‘The Soldier’s Art: A Dance to the Music of Time Book Eight’ By Anthony Powell

63f5491de9bb3f204d274501fccbe53dSo… the revenge of Widmerpool. Maybe? Does he intend revenge? Or merely to remove anything which might cause embarrassment on his way to the top?

Stringham, one of the wealthier and more popular schoolmates of Widmerpool, had, after years of riotous living, dried himself and achieved a kind of peace. When he reappears, it is as private in the army, whose job it is to be a waiter in the mess hall. Jenkins (the narrator) suggests to Widmerpool that maybe Stringham could be helped.

The piggy (I can’t help but think of him that; in fact, I think of Widmerpool as being a malicious version of Piggy from Lord of the Flies) fellow agrees and transfers Stringham to a mobile laundry unit, knowing that it will shortly be deployed to the Far East and that he is sending Stringham from a comparatively safe position to one of far greater danger.

Is he trying to kill the man? Is this revenge for having been more charming, for being wealthier? Is he enjoying the appearance of meritocracy recognizing his own (evil) genius? Or is just afraid that his connection might be embarrassing so sends him as far away as possible?

I think that it is a kind of assassination. Which is supported because death, suddenly, becomes very real. On a single night, during air raid, bombs hit a night club and a house, each of which contained more than a few people of Jenkins’ long acquaintance. Death by way becomes clear after the first book taking place during WWII (The Valley of Bones) played almost like a melancholy. This one is melancholy, but not a farce. It could even be said to veer into Catch-22 territory, though Powell is a far more traditional writer than Heller and his novels are never so outlandishly absurd as that.

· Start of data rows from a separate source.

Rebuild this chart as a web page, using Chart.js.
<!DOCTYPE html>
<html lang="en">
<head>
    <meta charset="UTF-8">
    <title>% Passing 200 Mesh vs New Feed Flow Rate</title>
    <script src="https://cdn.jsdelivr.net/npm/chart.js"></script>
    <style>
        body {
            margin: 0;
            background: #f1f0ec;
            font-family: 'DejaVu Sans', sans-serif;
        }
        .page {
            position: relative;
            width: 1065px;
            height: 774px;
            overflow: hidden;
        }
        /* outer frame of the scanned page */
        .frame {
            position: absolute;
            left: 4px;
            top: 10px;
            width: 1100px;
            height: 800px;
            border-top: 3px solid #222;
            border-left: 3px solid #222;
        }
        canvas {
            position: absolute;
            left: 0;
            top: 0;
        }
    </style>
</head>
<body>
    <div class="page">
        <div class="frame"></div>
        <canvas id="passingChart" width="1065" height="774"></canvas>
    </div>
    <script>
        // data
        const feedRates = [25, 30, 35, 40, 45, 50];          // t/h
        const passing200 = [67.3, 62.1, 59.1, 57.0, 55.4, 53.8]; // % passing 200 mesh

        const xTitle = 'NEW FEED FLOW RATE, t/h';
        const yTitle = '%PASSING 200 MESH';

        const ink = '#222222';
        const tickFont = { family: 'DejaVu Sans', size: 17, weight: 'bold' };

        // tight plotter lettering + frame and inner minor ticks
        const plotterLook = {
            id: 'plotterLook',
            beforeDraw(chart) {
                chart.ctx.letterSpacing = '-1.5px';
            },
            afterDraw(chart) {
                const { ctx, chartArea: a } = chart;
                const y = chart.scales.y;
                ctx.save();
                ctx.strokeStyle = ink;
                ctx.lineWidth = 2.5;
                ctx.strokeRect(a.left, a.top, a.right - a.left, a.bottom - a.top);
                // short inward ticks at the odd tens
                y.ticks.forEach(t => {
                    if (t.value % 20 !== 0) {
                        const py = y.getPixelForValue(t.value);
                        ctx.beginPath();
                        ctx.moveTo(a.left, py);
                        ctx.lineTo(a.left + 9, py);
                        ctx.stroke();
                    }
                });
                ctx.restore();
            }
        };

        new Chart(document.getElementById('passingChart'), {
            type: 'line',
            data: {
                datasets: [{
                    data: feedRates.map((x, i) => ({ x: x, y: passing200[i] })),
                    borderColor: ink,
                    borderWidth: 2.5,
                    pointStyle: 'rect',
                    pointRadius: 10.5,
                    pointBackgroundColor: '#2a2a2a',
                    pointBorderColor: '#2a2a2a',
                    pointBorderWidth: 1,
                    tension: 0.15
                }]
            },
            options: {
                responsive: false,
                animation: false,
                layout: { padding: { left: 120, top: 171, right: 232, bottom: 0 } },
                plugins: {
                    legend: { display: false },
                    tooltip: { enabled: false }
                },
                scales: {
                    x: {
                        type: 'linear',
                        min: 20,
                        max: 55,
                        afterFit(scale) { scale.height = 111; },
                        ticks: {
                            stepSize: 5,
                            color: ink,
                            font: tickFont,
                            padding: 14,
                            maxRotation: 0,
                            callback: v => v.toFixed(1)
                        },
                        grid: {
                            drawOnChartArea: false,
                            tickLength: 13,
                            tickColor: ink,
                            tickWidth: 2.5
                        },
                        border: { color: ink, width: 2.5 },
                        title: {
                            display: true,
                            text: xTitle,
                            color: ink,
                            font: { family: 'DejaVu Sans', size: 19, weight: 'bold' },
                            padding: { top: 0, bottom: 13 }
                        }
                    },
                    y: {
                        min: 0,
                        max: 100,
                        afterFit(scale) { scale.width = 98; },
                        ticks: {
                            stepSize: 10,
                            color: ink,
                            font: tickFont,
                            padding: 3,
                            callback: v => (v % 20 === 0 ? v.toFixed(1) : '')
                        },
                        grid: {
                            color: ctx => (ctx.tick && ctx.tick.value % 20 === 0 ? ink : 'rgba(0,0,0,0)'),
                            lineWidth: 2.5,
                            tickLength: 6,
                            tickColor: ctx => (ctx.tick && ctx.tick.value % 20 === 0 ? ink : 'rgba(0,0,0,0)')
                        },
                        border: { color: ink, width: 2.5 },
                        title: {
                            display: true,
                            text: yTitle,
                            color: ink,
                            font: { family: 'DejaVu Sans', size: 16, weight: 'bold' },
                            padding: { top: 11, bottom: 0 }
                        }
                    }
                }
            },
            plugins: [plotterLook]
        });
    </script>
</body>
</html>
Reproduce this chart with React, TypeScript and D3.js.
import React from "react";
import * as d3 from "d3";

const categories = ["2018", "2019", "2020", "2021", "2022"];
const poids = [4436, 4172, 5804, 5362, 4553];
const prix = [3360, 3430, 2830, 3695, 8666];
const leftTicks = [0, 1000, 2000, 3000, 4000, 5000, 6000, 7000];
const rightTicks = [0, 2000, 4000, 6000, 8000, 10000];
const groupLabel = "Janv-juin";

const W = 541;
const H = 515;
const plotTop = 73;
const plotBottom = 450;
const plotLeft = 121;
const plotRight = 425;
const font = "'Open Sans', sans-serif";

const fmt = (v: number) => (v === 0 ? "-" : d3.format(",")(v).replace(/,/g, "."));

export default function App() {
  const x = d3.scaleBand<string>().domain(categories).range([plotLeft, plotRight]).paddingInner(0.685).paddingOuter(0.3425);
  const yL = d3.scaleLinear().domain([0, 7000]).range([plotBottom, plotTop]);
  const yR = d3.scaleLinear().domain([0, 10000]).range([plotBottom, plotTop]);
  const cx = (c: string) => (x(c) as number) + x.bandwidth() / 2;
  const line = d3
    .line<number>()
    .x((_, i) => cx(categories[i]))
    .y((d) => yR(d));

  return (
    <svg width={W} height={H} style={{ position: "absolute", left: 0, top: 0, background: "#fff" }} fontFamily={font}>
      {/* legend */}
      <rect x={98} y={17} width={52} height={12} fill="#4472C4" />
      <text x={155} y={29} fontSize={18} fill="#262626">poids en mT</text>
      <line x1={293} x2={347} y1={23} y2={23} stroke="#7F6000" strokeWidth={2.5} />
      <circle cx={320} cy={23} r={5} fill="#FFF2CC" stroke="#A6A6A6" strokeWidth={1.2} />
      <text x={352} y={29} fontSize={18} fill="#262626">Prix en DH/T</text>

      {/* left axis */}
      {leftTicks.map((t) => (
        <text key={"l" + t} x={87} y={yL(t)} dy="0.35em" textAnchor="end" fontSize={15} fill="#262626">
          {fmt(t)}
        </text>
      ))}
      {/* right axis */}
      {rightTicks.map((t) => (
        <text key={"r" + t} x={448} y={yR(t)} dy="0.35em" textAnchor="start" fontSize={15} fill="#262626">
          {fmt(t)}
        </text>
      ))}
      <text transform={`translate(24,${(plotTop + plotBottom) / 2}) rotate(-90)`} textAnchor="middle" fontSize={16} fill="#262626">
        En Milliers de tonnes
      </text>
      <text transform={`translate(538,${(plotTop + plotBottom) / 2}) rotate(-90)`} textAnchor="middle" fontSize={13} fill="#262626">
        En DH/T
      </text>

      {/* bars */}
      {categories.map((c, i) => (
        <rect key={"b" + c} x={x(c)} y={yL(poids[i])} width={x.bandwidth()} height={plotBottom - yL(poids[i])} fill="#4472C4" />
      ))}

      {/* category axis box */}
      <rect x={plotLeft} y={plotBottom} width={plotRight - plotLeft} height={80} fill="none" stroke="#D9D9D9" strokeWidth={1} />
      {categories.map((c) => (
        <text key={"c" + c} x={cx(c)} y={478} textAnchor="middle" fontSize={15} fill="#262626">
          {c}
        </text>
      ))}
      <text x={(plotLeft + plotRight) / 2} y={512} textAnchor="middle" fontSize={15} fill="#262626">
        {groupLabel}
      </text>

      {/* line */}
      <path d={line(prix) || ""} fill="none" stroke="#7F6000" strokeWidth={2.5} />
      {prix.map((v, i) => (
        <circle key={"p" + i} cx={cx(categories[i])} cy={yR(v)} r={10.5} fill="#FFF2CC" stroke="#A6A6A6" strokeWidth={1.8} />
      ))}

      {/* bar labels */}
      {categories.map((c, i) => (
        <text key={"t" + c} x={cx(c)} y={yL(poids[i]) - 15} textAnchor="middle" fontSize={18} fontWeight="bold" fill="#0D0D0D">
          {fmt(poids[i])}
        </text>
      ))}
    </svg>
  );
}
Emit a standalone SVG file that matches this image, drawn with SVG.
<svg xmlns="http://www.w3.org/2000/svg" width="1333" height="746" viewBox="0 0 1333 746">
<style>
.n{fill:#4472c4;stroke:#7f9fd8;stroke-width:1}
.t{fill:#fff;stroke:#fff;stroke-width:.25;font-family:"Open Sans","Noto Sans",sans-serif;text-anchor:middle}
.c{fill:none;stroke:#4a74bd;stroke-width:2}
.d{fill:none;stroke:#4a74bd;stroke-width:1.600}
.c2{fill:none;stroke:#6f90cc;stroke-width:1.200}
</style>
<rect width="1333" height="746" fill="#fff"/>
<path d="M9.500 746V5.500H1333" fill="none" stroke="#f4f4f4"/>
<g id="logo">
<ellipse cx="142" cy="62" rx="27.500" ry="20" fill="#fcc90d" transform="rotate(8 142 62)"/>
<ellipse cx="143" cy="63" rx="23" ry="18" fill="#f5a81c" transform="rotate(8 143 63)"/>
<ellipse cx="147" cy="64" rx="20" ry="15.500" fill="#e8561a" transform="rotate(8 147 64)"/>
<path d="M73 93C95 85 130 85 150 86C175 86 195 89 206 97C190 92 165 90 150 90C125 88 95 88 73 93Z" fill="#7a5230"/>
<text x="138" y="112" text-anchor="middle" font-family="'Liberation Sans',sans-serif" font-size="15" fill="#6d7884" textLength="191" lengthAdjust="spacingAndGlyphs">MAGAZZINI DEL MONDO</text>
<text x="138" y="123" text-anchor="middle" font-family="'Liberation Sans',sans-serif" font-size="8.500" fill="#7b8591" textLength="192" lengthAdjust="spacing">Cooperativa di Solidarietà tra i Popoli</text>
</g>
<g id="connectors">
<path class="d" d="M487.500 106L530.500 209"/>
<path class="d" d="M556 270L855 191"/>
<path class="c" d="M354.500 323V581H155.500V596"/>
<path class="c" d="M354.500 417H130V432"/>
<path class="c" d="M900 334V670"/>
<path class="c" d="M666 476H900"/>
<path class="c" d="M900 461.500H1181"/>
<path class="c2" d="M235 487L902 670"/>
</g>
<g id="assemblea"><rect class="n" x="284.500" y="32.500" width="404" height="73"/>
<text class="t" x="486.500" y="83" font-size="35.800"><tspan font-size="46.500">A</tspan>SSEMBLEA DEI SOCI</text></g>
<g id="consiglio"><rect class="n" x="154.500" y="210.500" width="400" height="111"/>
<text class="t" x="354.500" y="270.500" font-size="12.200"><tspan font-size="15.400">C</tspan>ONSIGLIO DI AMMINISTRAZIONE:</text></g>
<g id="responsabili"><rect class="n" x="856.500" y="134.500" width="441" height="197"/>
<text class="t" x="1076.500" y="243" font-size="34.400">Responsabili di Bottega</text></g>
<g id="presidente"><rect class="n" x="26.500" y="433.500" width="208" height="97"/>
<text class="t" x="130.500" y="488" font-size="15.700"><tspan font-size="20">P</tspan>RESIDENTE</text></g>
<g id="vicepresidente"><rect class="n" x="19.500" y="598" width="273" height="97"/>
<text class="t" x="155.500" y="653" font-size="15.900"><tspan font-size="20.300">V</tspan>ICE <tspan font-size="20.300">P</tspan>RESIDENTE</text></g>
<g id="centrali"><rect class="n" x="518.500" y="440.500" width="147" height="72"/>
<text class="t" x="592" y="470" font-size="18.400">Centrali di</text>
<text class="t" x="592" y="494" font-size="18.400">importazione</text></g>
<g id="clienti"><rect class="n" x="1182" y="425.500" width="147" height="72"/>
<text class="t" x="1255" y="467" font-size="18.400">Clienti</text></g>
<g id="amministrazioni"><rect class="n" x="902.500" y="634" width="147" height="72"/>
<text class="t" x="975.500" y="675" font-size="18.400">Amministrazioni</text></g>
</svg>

As a narrator, Jenkins is too phlegmatic for me here. It would be out of character, I suppose, for him to become openly emotional, but I wanted a bit more from him.

At this point, it must be nearly twenty years since the first novel and, despite that niggling criticism above, the scale of Powell’s achievement is becoming clear. A certain segment of English history (through the eyes of a very particular segment of the population) is being wonderfully chronicled in a subtle fashion. Things like Dunkirk are mentioned, but the focus is on the small scale. Just like the Great Depression was never mentioned, but its effects on the characters depicted.